Algorithmic Paradigms: This section acknowledges the folk wisdom that contrasts giving a person a fish and teaching a student how to fish. Algorithmic paradigms lie in the latter camp. We have attempted to enumerate a variety of paradigms whose algorithmic utility has been demonstrated over the course of decades. In some sense, one can view these paradigms as algorithmic analogues of high-level programming languages. The paradigms in our list can be viewed as generating control structures that are readily ported onto a broad range of parallel and distributed computing platforms. Included here are: the well-known divide-and-conquer paradigm that is as useful in the world of sequential computing as in the world of parallel and distributed computing (where it is the basis for the expansive-reductive, or “MapReduce” computations); the series-parallel paradigm that one encounters, e.g., in multi-threaded computing environments; the scan, or, parallel-prefix operator, which simplifies the specification of algorithms for myriad computational problems; and many others.

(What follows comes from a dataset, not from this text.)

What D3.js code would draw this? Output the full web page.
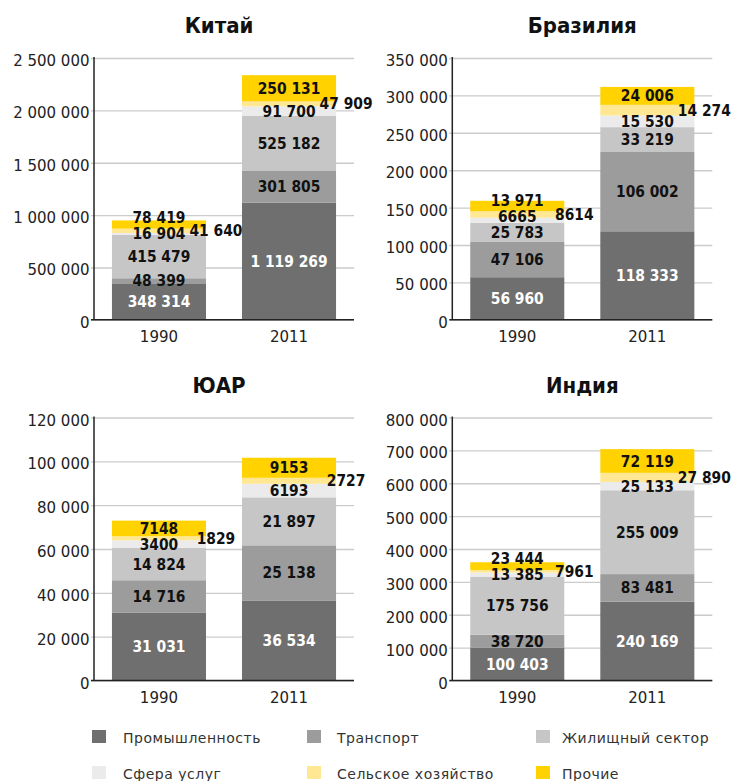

Algorithmic problems: Two genres of specific algorithmic problems play such important roles in a variety of computational situations that we view them as essential to an education about parallel and distributed computing. (1) Several of our entries are auxiliary computations that are useful in a variety of settings. Collective communication primitives are fundamental in myriad applications to the distribution of data and the collection of results. Certain basic functions perform important control tasks, especially as parallel computing incorporates many of the characteristics of distributed computing. The process of leader election endows processors with computationally meaningful names that are useful in initiating and coordinating activities at possibly remote sites. The essential process of termination detection is easy when parallelism is modest and processors are physically proximate, but it is a significant challenge in more general environments. (2) Several of our entries are independent computations that are usually sub-procedures of a broad range of large-scale computations. Sorting and selection are always near the top of everyone’s list of basic computations. Algorithms that operate on graphs and matrices also occur in almost every application area.